According to Statistics Botswana’s Consumer Price Index (CPI) latest figures, inflation decreased from 14.6 percent in August 2022 to 13.8 percent in September 2022, remaining above the Bank’s medium-term objective range of 3 – 6 percent.

Pelaelo said that the MPC projects that inflation will remain above the central bank’s objective range into the medium term but trend downwards from the fourth quarter of 2022 and fall within the objective range from the third quarter of 2024.

“The projected decrease in inflation in the medium term is due to the dissipating impact of the earlier increases in administered prices, subdued domestic demand, current monetary policy posture, expected decrease in trading partnercountries’ inflation and international commodity prices,” said Pelaelo.

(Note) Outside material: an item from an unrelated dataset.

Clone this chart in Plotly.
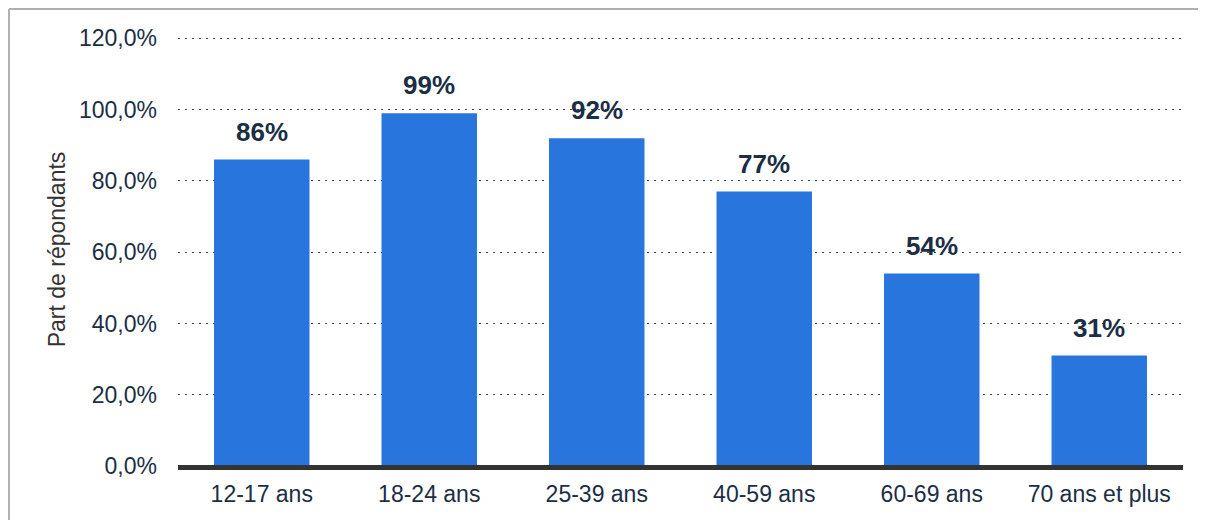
import plotly.graph_objects as go

# Data
age_groups = ["12-17 ans", "18-24 ans", "25-39 ans", "40-59 ans", "60-69 ans", "70 ans et plus"]
share_pct = [86, 99, 92, 77, 54, 31]
y_ticks = [0, 20, 40, 60, 80, 100, 120]
y_tick_labels = ["0,0%", "20,0%", "40,0%", "60,0%", "80,0%", "100,0%", "120,0%"]

BAR_COLOR = "#2876dd"
TEXT_COLOR = "#1b2e44"
FONT = "Liberation Sans, Arial, sans-serif"

# page body adds an 8px offset; figure spans page (8,8)..(1206,520)
W, H = 1198, 512
L, R, T, B = 170, 23, 25, 54
PW, PH = W - L - R, H - T - B

fig = go.Figure()

fig.add_trace(go.Bar(
    x=age_groups,
    y=share_pct,
    marker=dict(color=BAR_COLOR, line=dict(width=0)),
    hoverinfo="skip",
    showlegend=False,
))

# value labels above bars
for cat, val in zip(age_groups, share_pct):
    fig.add_annotation(
        x=cat, y=val,
        text=f"<b>{val}%</b>",
        showarrow=False,
        yanchor="bottom",
        yshift=11,
        font=dict(size=26, color=TEXT_COLOR, family=FONT),
    )

# thick baseline (paper ref so it isn't clipped by the plot area)
yb = -1.5 / PH
fig.add_shape(
    type="line", xref="paper", yref="paper",
    x0=0, x1=1, y0=yb, y1=yb,
    line=dict(color="#333333", width=5),
)

# outer frame (top + left edges visible)
fx0 = (1 - L) / PW
fy1 = (PH + T - 1) / PH
fig.add_shape(type="line", xref="paper", yref="paper",
              x0=fx0, x1=1.2, y0=fy1, y1=fy1,
              line=dict(color="#b0b0b0", width=2))
fig.add_shape(type="line", xref="paper", yref="paper",
              x0=fx0, x1=fx0, y0=fy1, y1=-0.3,
              line=dict(color="#b0b0b0", width=2))

fig.update_layout(
    width=W, height=H,
    margin=dict(l=L, r=R, t=T, b=B),
    plot_bgcolor="white",
    paper_bgcolor="white",
    bargap=0.43,
    font=dict(family=FONT, color=TEXT_COLOR, size=23),
    xaxis=dict(
        showgrid=False,
        showline=False,
        ticks="",
        tickfont=dict(size=23, color=TEXT_COLOR),
        ticklabelstandoff=12,
    ),
    yaxis=dict(
        range=[0, 121.5],
        tickvals=y_ticks,
        ticktext=y_tick_labels,
        showgrid=True,
        gridcolor="#3a4a5c",
        griddash="2px,5px",
        gridwidth=1,
        zeroline=False,
        showline=False,
        ticks="",
        tickfont=dict(size=23, color=TEXT_COLOR),
        ticklabelstandoff=20,
        title=dict(text="Part de répondants", font=dict(size=23, color="#333333"), standoff=6),
    ),
)

fig.write_html("out.html")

The central bankers have for several months now cautioned that risks to the inflation outlook in Botswana are skewed to the upside. The risks, according to the Bank of Botswana economists include the potential increase in international commodity prices beyond current forecasts; persistence of supply and logistical constraints due to lags in production.

On Thursday, Pelaelo said that the risks for higher inflation than currently projected relate to possible annual adjustments of administered prices not included in the forecast; short-term consequences of import restrictions; second-round effects of the recent increase in administered prices; upward pressure on wages across the economy emanating from the increase in public service salaries; and entrenched expectations for higher inflation, which could lead to higher general price adjustments.

Meanwhile firms across various sectors of the economy are projecting a rise in the cost of doing business, thanks largely to an anticipated increase in input costs, especially fuel price increases.

A Business Expectation Survey carried by the Bank of Botswana for the second quarter of 2022 and the year 2023 shows that local firms expected cost pressures to continue rising in the second quarter of 2022, mainly attributable to the increase in input costs.

The BES collects information on perceptions about the prevailing state of the economy and expectations during the survey period from a sample of 100 businesses in about thirteen economic sectors, namely: Agriculture, Forestry and Fishing; Mining and Quarrying; Manufacturing; Water and Electricity; Construction; Wholesale and Retail; Transport and Storage; Accommodation and Food Services; Information and Communications Technology; Finance, Insurance and Pension Funding; Real Estate Activities; Professional Scientific and Technical Activities; and Administrative and Support Activities.

The latest BES report shows that the respondents’ expectations about domestic inflation were higher than the Bank of Botswana’s 3 – 6 percent objective range in 2022 and 2023.